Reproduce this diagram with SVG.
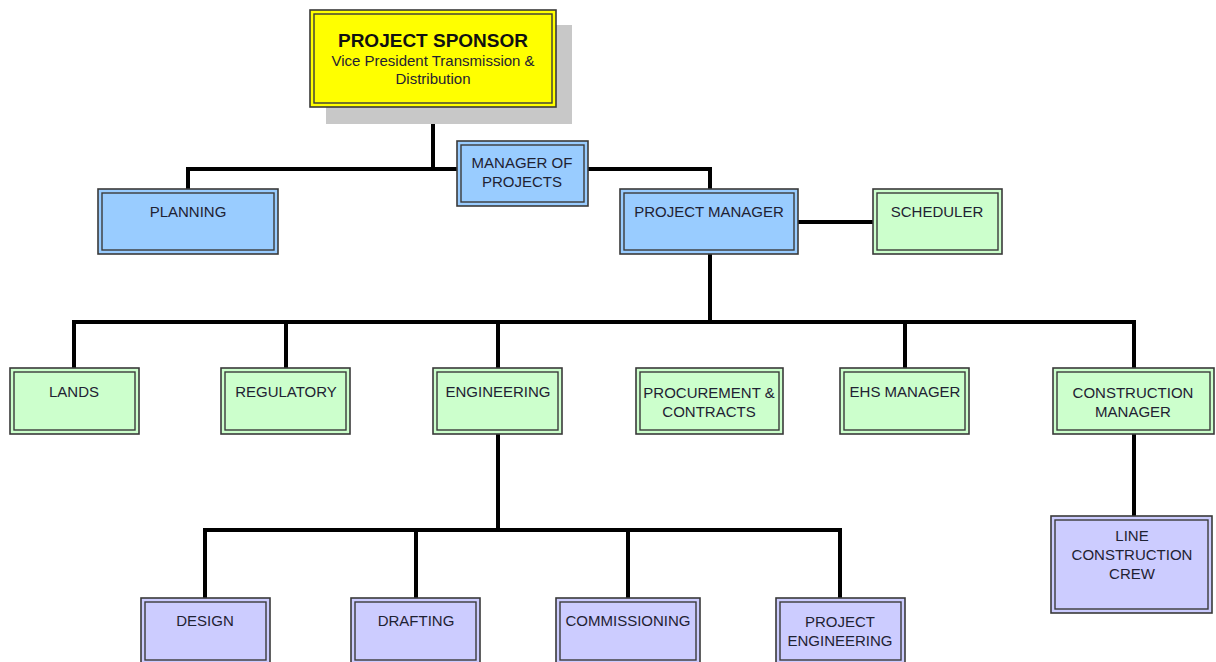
<svg xmlns="http://www.w3.org/2000/svg" width="1216" height="662" viewBox="0 0 1216 662">
<style>
.o{stroke:#3a3a3a;stroke-width:1.6}
.i{fill:none;stroke:#3a3a3a;stroke-width:1.4}
.y{fill:#ffff00}
.b{fill:#99ccff}
.g{fill:#ccffcc}
.p{fill:#ccccff}
text{font-family:"Liberation Sans",Arial,sans-serif;font-size:15px;text-anchor:middle;fill:#1f2233}
.t{font-weight:bold;font-size:19px;fill:#111}
.c line,.c path{stroke:#000;stroke-width:4;fill:none}
</style>
<rect width="1216" height="662" fill="#fff"/>
<g class="c" id="connectors">
<path d="M433 107V169M188 189V169H457M588 169H710V189"/>
<path d="M798 222H873"/>
<path d="M710 254V322M74 368V322H1134V368M286 322V368M498 322V368M905 322V368"/>
<path d="M498 434V530M205 598V530H840V598M416 530V598M628 530V598"/>
<path d="M1134 434V516"/>
</g>
<g id="sponsor">
<rect x="326" y="25" width="246" height="99" fill="#c8c8c8"/>
<rect class="o y" x="310" y="10" width="246" height="97"/>
<rect class="i" x="314" y="14" width="238" height="89"/>
<text class="t" x="433" y="47">PROJECT SPONSOR</text>
<text x="433" y="66">Vice President Transmission &amp;</text>
<text x="433" y="84">Distribution</text>
</g>
<g id="planning"><rect class="o b" x="98" y="189" width="180" height="65"/><rect class="i" x="102" y="193" width="172" height="57"/><text x="188" y="217">PLANNING</text></g>
<g id="manager-of-projects"><rect class="o b" x="457" y="141" width="131" height="65"/><rect class="i" x="461" y="145" width="123" height="57"/><text x="522" y="168">MANAGER OF</text><text x="522" y="187">PROJECTS</text></g>
<g id="project-manager"><rect class="o b" x="620" y="189" width="178" height="65"/><rect class="i" x="624" y="193" width="170" height="57"/><text x="709" y="217">PROJECT MANAGER</text></g>
<g id="scheduler"><rect class="o g" x="873" y="189" width="129" height="65"/><rect class="i" x="877" y="193" width="121" height="57"/><text x="937" y="217">SCHEDULER</text></g>
<g id="lands"><rect class="o g" x="10" y="368" width="129" height="66"/><rect class="i" x="14" y="372" width="121" height="58"/><text x="74" y="397">LANDS</text></g>
<g id="regulatory"><rect class="o g" x="221" y="368" width="129" height="66"/><rect class="i" x="225" y="372" width="121" height="58"/><text x="286" y="397">REGULATORY</text></g>
<g id="engineering"><rect class="o g" x="433" y="368" width="129" height="66"/><rect class="i" x="437" y="372" width="121" height="58"/><text x="498" y="397">ENGINEERING</text></g>
<g id="procurement"><rect class="o g" x="636" y="368" width="147" height="66"/><rect class="i" x="640" y="372" width="139" height="58"/><text x="709" y="398">PROCUREMENT &amp;</text><text x="709" y="417">CONTRACTS</text></g>
<g id="ehs"><rect class="o g" x="840" y="368" width="129" height="66"/><rect class="i" x="844" y="372" width="121" height="58"/><text x="905" y="397">EHS MANAGER</text></g>
<g id="construction-manager"><rect class="o g" x="1053" y="368" width="161" height="66"/><rect class="i" x="1057" y="372" width="153" height="58"/><text x="1133" y="398">CONSTRUCTION</text><text x="1133" y="417">MANAGER</text></g>
<g id="line-crew"><rect class="o p" x="1051" y="516" width="161" height="97"/><rect class="i" x="1055" y="520" width="153" height="89"/><text x="1132" y="541">LINE</text><text x="1132" y="560">CONSTRUCTION</text><text x="1132" y="579">CREW</text></g>
<g id="design"><rect class="o p" x="141" y="598" width="129" height="66"/><rect class="i" x="145" y="602" width="121" height="58"/><text x="205" y="626">DESIGN</text></g>
<g id="drafting"><rect class="o p" x="351" y="598" width="129" height="66"/><rect class="i" x="355" y="602" width="121" height="58"/><text x="416" y="626">DRAFTING</text></g>
<g id="commissioning"><rect class="o p" x="556" y="598" width="144" height="66"/><rect class="i" x="560" y="602" width="136" height="58"/><text x="628" y="626">COMMISSIONING</text></g>
<g id="project-engineering"><rect class="o p" x="776" y="598" width="129" height="66"/><rect class="i" x="780" y="602" width="121" height="58"/><text x="840" y="627">PROJECT</text><text x="840" y="646">ENGINEERING</text></g>
</svg>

· · · ·

▸ **What you are asked to do**
The listing above needs to be output again exactly. Don't include the pictures.

▸ **Correct response**
Reproduce this diagram with SVG.
<svg xmlns="http://www.w3.org/2000/svg" width="1216" height="662" viewBox="0 0 1216 662">
<style>
.o{stroke:#3a3a3a;stroke-width:1.6}
.i{fill:none;stroke:#3a3a3a;stroke-width:1.4}
.y{fill:#ffff00}
.b{fill:#99ccff}
.g{fill:#ccffcc}
.p{fill:#ccccff}
text{font-family:"Liberation Sans",Arial,sans-serif;font-size:15px;text-anchor:middle;fill:#1f2233}
.t{font-weight:bold;font-size:19px;fill:#111}
.c line,.c path{stroke:#000;stroke-width:4;fill:none}
</style>
<rect width="1216" height="662" fill="#fff"/>
<g class="c" id="connectors">
<path d="M433 107V169M188 189V169H457M588 169H710V189"/>
<path d="M798 222H873"/>
<path d="M710 254V322M74 368V322H1134V368M286 322V368M498 322V368M905 322V368"/>
<path d="M498 434V530M205 598V530H840V598M416 530V598M628 530V598"/>
<path d="M1134 434V516"/>
</g>
<g id="sponsor">
<rect x="326" y="25" width="246" height="99" fill="#c8c8c8"/>
<rect class="o y" x="310" y="10" width="246" height="97"/>
<rect class="i" x="314" y="14" width="238" height="89"/>
<text class="t" x="433" y="47">PROJECT SPONSOR</text>
<text x="433" y="66">Vice President Transmission &amp;</text>
<text x="433" y="84">Distribution</text>
</g>
<g id="planning"><rect class="o b" x="98" y="189" width="180" height="65"/><rect class="i" x="102" y="193" width="172" height="57"/><text x="188" y="217">PLANNING</text></g>
<g id="manager-of-projects"><rect class="o b" x="457" y="141" width="131" height="65"/><rect class="i" x="461" y="145" width="123" height="57"/><text x="522" y="168">MANAGER OF</text><text x="522" y="187">PROJECTS</text></g>
<g id="project-manager"><rect class="o b" x="620" y="189" width="178" height="65"/><rect class="i" x="624" y="193" width="170" height="57"/><text x="709" y="217">PROJECT MANAGER</text></g>
<g id="scheduler"><rect class="o g" x="873" y="189" width="129" height="65"/><rect class="i" x="877" y="193" width="121" height="57"/><text x="937" y="217">SCHEDULER</text></g>
<g id="lands"><rect class="o g" x="10" y="368" width="129" height="66"/><rect class="i" x="14" y="372" width="121" height="58"/><text x="74" y="397">LANDS</text></g>
<g id="regulatory"><rect class="o g" x="221" y="368" width="129" height="66"/><rect class="i" x="225" y="372" width="121" height="58"/><text x="286" y="397">REGULATORY</text></g>
<g id="engineering"><rect class="o g" x="433" y="368" width="129" height="66"/><rect class="i" x="437" y="372" width="121" height="58"/><text x="498" y="397">ENGINEERING</text></g>
<g id="procurement"><rect class="o g" x="636" y="368" width="147" height="66"/><rect class="i" x="640" y="372" width="139" height="58"/><text x="709" y="398">PROCUREMENT &amp;</text><text x="709" y="417">CONTRACTS</text></g>
<g id="ehs"><rect class="o g" x="840" y="368" width="129" height="66"/><rect class="i" x="844" y="372" width="121" height="58"/><text x="905" y="397">EHS MANAGER</text></g>
<g id="construction-manager"><rect class="o g" x="1053" y="368" width="161" height="66"/><rect class="i" x="1057" y="372" width="153" height="58"/><text x="1133" y="398">CONSTRUCTION</text><text x="1133" y="417">MANAGER</text></g>
<g id="line-crew"><rect class="o p" x="1051" y="516" width="161" height="97"/><rect class="i" x="1055" y="520" width="153" height="89"/><text x="1132" y="541">LINE</text><text x="1132" y="560">CONSTRUCTION</text><text x="1132" y="579">CREW</text></g>
<g id="design"><rect class="o p" x="141" y="598" width="129" height="66"/><rect class="i" x="145" y="602" width="121" height="58"/><text x="205" y="626">DESIGN</text></g>
<g id="drafting"><rect class="o p" x="351" y="598" width="129" height="66"/><rect class="i" x="355" y="602" width="121" height="58"/><text x="416" y="626">DRAFTING</text></g>
<g id="commissioning"><rect class="o p" x="556" y="598" width="144" height="66"/><rect class="i" x="560" y="602" width="136" height="58"/><text x="628" y="626">COMMISSIONING</text></g>
<g id="project-engineering"><rect class="o p" x="776" y="598" width="129" height="66"/><rect class="i" x="780" y="602" width="121" height="58"/><text x="840" y="627">PROJECT</text><text x="840" y="646">ENGINEERING</text></g>
</svg>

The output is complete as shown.